What did the Church Fathers teach about the meaning of Jesus's parables?

Teaching & Parables

The Church Fathers interpreted Jesus's parables through both allegorical and homiletic lenses. Chrysostom's Homilies on Matthew are the most extensive patristic engagement — he reads the disciples' growing boldness to ask Christ about the parables as a sign of spiritual maturity granted by Christ's own words ("to you it is given to know the mysteries"). Origen developed the most systematic allegorical method, reading each element of a parable as signifying a spiritual reality through his layered exegesis. Irenaeus read the parables as fulfillments of Old Testament types, while Clement of Alexandria used them to defend the appropriateness of veiled speech for protecting deeper truths from those not ready to receive them.

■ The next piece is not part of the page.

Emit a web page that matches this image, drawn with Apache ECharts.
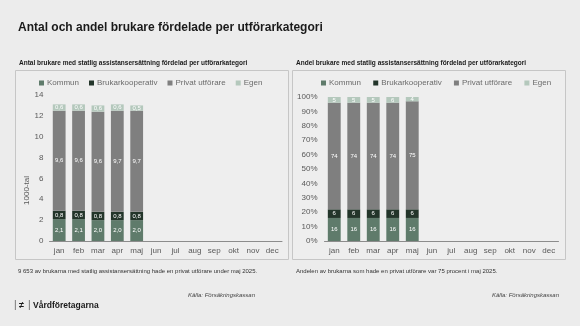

What the primary sources show

"His disciples come unto Him, asking Him concerning the parable of the tares... They had been told, To you it is given to know the mysteries of the kingdom of Heaven; and they were emboldened" — Chrysostom reads the disciples' parable questions as a model of mature inquiry, the parables functioning as progressive disclosure for those prepared to receive them.

John Chrysostom, Homilies on Matthew (390 AD)

Origen reads Christ's question "Have ye understood all these things?" as spoken not from ignorance but from his assumption of full human nature, using the characteristic human act of asking — framing parable interpretation itself as a school of progressive understanding under divine pedagogy.